The Office of International Affairs also oversees the operations of the Exchange Stabilization Fund and the U.S.–China Strategic and Economic Dialogue.

Former Under Secretaries
Notable former Under Secretaries include Paul Volcker, David H. McCormick, Timothy D. Adams, John B. Taylor, Timothy F. Geithner, David Mulford, David Malpass, and Lawrence H. Summers.

The office of Under Secretary for International Affairs was vacant for nearly a year, following the November 2013 departure of Lael Brainard, who had been appointed by President Barack Obama in April 2010. On Wednesday, February 12, 2014, the White House Press Office announced that U.S. President Barack Obama had nominated D. Nathan Sheets, of Maryland, to the U.S. Senate for confirmation as her replacement. On September 18, 2014, Sheets was confirmed unanimously by the U.S. Senate for the position.

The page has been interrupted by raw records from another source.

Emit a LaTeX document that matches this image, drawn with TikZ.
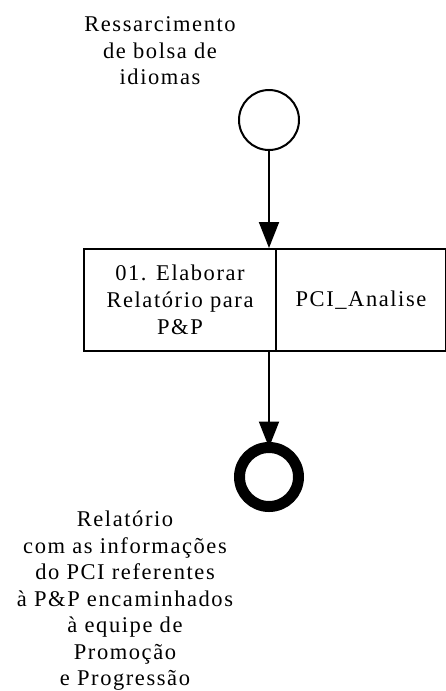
\documentclass[tikz,border=0pt]{standalone}
\usepackage{fontspec}
\setmainfont{Liberation Serif}[LetterSpace=7]
\usetikzlibrary{arrows.meta}
\begin{document}
\begin{tikzpicture}[x=1pt,y=-1pt,
  lbl/.style={align=center,inner sep=0pt,font=\fontsize{22.5}{26.5}\selectfont},
  cell/.style={draw,line width=2pt,minimum height=102pt,inner sep=0pt,anchor=north west,align=center,font=\fontsize{22.5}{27}\selectfont},
  flow/.style={line width=2pt,-{Triangle[width=20pt,length=26pt]}}]
\useasboundingbox (0,0) rectangle (446,691);
\node[draw,circle,line width=2pt,minimum size=60pt,inner sep=0pt] (start) at (269,120) {};
\node[lbl] (startlbl) at (160,51) {Ressarcimento\\de bolsa de\\idiomas};
\node[cell,minimum width=192pt] (task) at (83,248) {01. Elaborar\\Relatório para\\P\&P};
\node[cell,minimum width=170pt] (pci) at (275,248) {PCI\_Analise};
\node[draw,circle,line width=11pt,minimum size=59pt,inner sep=0pt] (end) at (269,477) {};
\node[lbl] (endlbl) at (125,601) {Relatório\\com as informações\\do PCI referentes\\à P\&P encaminhados\\à equipe de\\Promoção\\e Progressão};
\draw[flow] (start.south) -- (start.south |- task.north);
\draw[flow] (end.north |- task.south) -- ([yshift=-5.5pt]end.north);
\end{tikzpicture}
\end{document}
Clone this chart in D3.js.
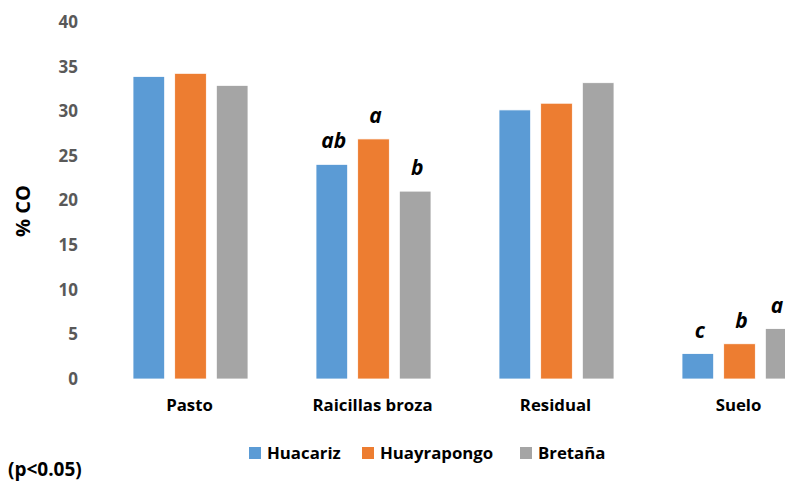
<!DOCTYPE html>
<html>
<head>
<meta charset="utf-8">
<script src="https://cdn.jsdelivr.net/npm/d3@7"></script>
<style>
    body { margin: 0; background: #fff; }
    svg { display: block; font-family: 'Open Sans', 'Liberation Sans', sans-serif; font-weight: bold; }
</style>
</head>
<body>
<div id="chart"></div>
<script>
//Datos
const categorias = ['Pasto', 'Raicillas broza', 'Residual', 'Suelo'];
const series = ['Huacariz', 'Huayrapongo', 'Bretaña'];
const huacariz = [33.9, 24.05, 30.15, 2.85];
const huayrapongo = [34.25, 26.9, 30.9, 3.95];
const bretana = [32.9, 21.05, 33.2, 5.65];
//Letras de significancia (vacío = sin letra)
const letras = [
    ['', '', ''],
    ['ab', 'a', 'b'],
    ['', '', ''],
    ['c', 'b', 'a']
];
const yTicks = [0, 5, 10, 15, 20, 25, 30, 35, 40];

//Colores
const COLOR_BLUE = '#5B9BD5',
COLOR_ORANGE = '#ED7D31',
COLOR_GRAY = '#A5A5A5';

let width = 785, height = 483;

let svg = d3.select('#chart')
    .append('svg')
    .attr('width', width)
    .attr('height', height);

let data = categorias.map(function(c, i) {
    return { cat: c, i: i, values: [huacariz[i], huayrapongo[i], bretana[i]] };
});

let x = d3.scaleBand()
    .domain(categorias)
    .range([98, 830]);

let xSub = d3.scaleBand()
    .domain(series)
    .range([35, 150])
    .paddingInner(0.24);

let y = d3.scaleLinear()
    .domain([0, 40])
    .range([379, 22]);

let color = d3.scaleOrdinal()
    .domain(series)
    .range([COLOR_BLUE, COLOR_ORANGE, COLOR_GRAY]);

//Eje Y
svg.append('g')
    .attr('transform', 'translate(78,0)')
    .call(d3.axisLeft(y).tickValues(yTicks).tickSize(0).tickPadding(0))
    .call(function(g) {
        g.select('.domain').remove();
        g.selectAll('text')
            .attr('fill', '#595959')
            .attr('font-size', '17px')
            .attr('font-weight', 'bold')
            .attr('font-family', "'Open Sans', sans-serif");
    });

//Eje X
svg.append('g')
    .attr('transform', 'translate(0,379)')
    .call(d3.axisBottom(x).tickSize(0).tickPadding(20))
    .call(function(g) {
        g.select('.domain').remove();
        g.selectAll('text')
            .attr('fill', '#000')
            .attr('font-size', '16.8px')
            .attr('font-weight', 'bold')
            .attr('font-family', "'Open Sans', sans-serif");
    });

//Título eje Y
svg.append('text')
    .attr('transform', 'translate(30,211) rotate(-90)')
    .attr('text-anchor', 'middle')
    .attr('font-size', '20px')
    .attr('fill', '#000')
    .text('% CO');

//Barras
let grupos = svg.append('g')
    .selectAll('g')
    .data(data)
    .enter()
    .append('g')
    .attr('transform', function(d) { return 'translate(' + x(d.cat) + ',0)'; });

grupos.selectAll('rect')
    .data(function(d) { return series.map(function(s, j) { return { key: s, value: d.values[j] }; }); })
    .enter()
    .append('rect')
    .attr('x', function(d) { return xSub(d.key); })
    .attr('y', function(d) { return y(d.value); })
    .attr('width', xSub.bandwidth())
    .attr('height', function(d) { return y(0) - y(d.value); })
    .attr('fill', function(d) { return color(d.key); })
    .attr('stroke', '#fff')
    .attr('stroke-width', 0.8);

grupos.selectAll('.letra')
    .data(function(d) { return series.map(function(s, j) { return { key: s, cat: d.cat, value: d.values[j], letra: letras[d.i][j] }; }); })
    .enter()
    .append('text')
    .attr('class', 'letra')
    .attr('x', function(d) {
        //Evitamos que la letra quede cortada en el borde derecho
        let cx = xSub(d.key) + xSub.bandwidth() / 2 + 2;
        return Math.min(cx, width - 8 - x(d.cat));
    })
    .attr('y', function(d) { return y(d.value) - 16; })
    .attr('text-anchor', 'middle')
    .attr('font-size', '21px')
    .attr('font-style', 'italic')
    .attr('fill', '#000')
    .text(function(d) { return d.letra; });

//Leyenda
let legendX = [249, 362, 520];
let leyenda = svg.append('g')
    .selectAll('g')
    .data(series)
    .enter()
    .append('g')
    .attr('transform', function(d, i) { return 'translate(' + legendX[i] + ',447)'; });

leyenda.append('rect')
    .attr('width', 12)
    .attr('height', 12)
    .attr('fill', function(d) { return color(d); });

leyenda.append('text')
    .attr('x', 18)
    .attr('y', 12)
    .attr('font-size', '16.8px')
    .attr('fill', '#000')
    .text(function(d) { return d; });

//Nota
svg.append('text')
    .attr('x', 8)
    .attr('y', 476)
    .attr('font-size', '19px')
    .attr('fill', '#000')
    .text('(p<0.05)');
</script>
</body>
</html>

During the Trump Administration the office was held by Brent McIntosh following the appointment of David Malpass to lead the World Bank.

Duties
The Under Secretary leads the development and implementation of policies in the areas of international finance, trade in financial services, investment, economic development, international debt. It also leads the development of policies on U.S. participation in the International Monetary Fund, the World Bank, and the other multilateral development banks (including the Inter-American Development Bank, the African Development Bank, the Asian Development Bank, and the European Bank for Reconstruction and Development). The Under Secretary also coordinates financial market policy with the G7 industrial nations.